Boone v. City of New York
This text of 33 A.D.3d 641 (Boone v. City of New York) is published on Counsel Stack Legal Research, covering Appellate Division of the Supreme Court of the State of New York primary law. Counsel Stack provides free access to over 12 million legal documents including statutes, case law, regulations, and constitutions.
Opinion
In an action to recover damages for personal injuries, etc., the third-party defendant appeals from an order of the Supreme Court, Kings County (Hinds-Radix, J.), dated February 24, 2006, which denied its motion for summary judgment dismissing the third-party complaint.
Ordered that the order is reversed, on the law, with costs, and the motion for summary judgment dismissing the third-party complaint is granted.
The third-party defendant met its burden of establishing, prima facie, that it did not create the allegedly dangerous condition upon which the plaintiff Evangeline Maria Boone tripped and fell, and the third-party plaintiff failed to raise a triable issue of fact in opposition (see Cendales v City of New York, 25 AD3d 579 [2006]; Schwartz v City of New York, 23 AD3d 368 [2005]; Verdes v Brooklyn Union Gas. Co., 253 AD2d 552, 553 [1998]; Curd v City of New York, 240 AD2d 460 [1997]).

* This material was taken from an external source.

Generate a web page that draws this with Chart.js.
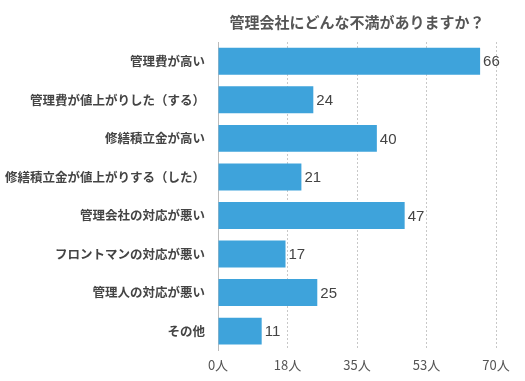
<!DOCTYPE html>
<html><head><meta charset="utf-8">
<script src="https://cdn.jsdelivr.net/npm/chart.js@4/dist/chart.umd.min.js"></script>
<style>html,body{margin:0;padding:0;background:#fff}#wrap{width:525px;height:381px}</style>
</head><body><div id="wrap"><canvas id="c"></canvas></div>
<script>
const categories = ["管理費が高い","管理費が値上がりした（する）","修繕積立金が高い","修繕積立金が値上がりする（した）","管理会社の対応が悪い","フロントマンの対応が悪い","管理人の対応が悪い","その他"];
const values = [66,24,40,21,47,17,25,11];
const tickValues = [0,17.5,35,52.5,70];
const titleText = "管理会社にどんな不満がありますか？";
const FONT = "'Noto Sans CJK JP','Noto Sans',sans-serif";

const valueLabels = {
  id:'valueLabels',
  afterDatasetsDraw(chart){
    const ctx = chart.ctx;
    const meta = chart.getDatasetMeta(0);
    ctx.save();
    ctx.font = "15px 'Liberation Sans','Noto Sans',sans-serif";
    ctx.fillStyle = '#444';
    ctx.textAlign = 'left';
    ctx.textBaseline = 'middle';
    meta.data.forEach((bar,i)=>{
      ctx.fillText(String(values[i]), bar.x + 3, bar.y + 1);
    });
    ctx.restore();
  }
};

new Chart(document.getElementById('c'), {
  type:'bar',
  data:{labels:categories, datasets:[{data:values, backgroundColor:'#3ea3db', borderWidth:0, barPercentage:0.7, categoryPercentage:1}]},
  options:{
    indexAxis:'y', responsive:true, maintainAspectRatio:false, animation:false,
    layout:{padding:{left:3,right:29,top:13,bottom:5}},
    plugins:{
      legend:{display:false}, tooltip:{enabled:false},
      title:{display:true, text:titleText, fullSize:false, color:'#555', font:{family:FONT, size:15, weight:'bold'}, padding:{top:0,bottom:11}}
    },
    scales:{
      x:{min:0, max:70, afterBuildTicks(axis){axis.ticks = tickValues.map(v=>({value:v}));},
        ticks:{callback:(v)=>Math.round(v)+'人', color:'#555', font:{family:FONT,size:13}, padding:3},
        grid:{color:(c)=>c.index===0?'rgba(0,0,0,0)':'#c8c8c8', borderDash:[2,2], drawTicks:true, tickLength:4, tickColor:'rgba(0,0,0,0)'},
        border:{display:false, dash:[2,2]}
      },
      y:{afterFit(scale){scale.width = 215;},
        ticks:{color:'#444', font:{family:FONT,size:12.5,weight:'bold'}, padding:13},
        grid:{display:false, drawTicks:false},
        border:{display:true, color:'#bbb', width:1}
      }
    }
  },
  plugins:[valueLabels]
});
</script></body></html>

Accordingly, the third-party defendant’s motion for summary judgment should have been granted.
The third-party plaintiffs contentions regarding the best evidence rule and an affidavit of the third-party defendant’s employee are improperly raised for the first time on appeal, and, in any event, are without merit. Miller, J.E, Goldstein, Mastro and Dillon, JJ., concur.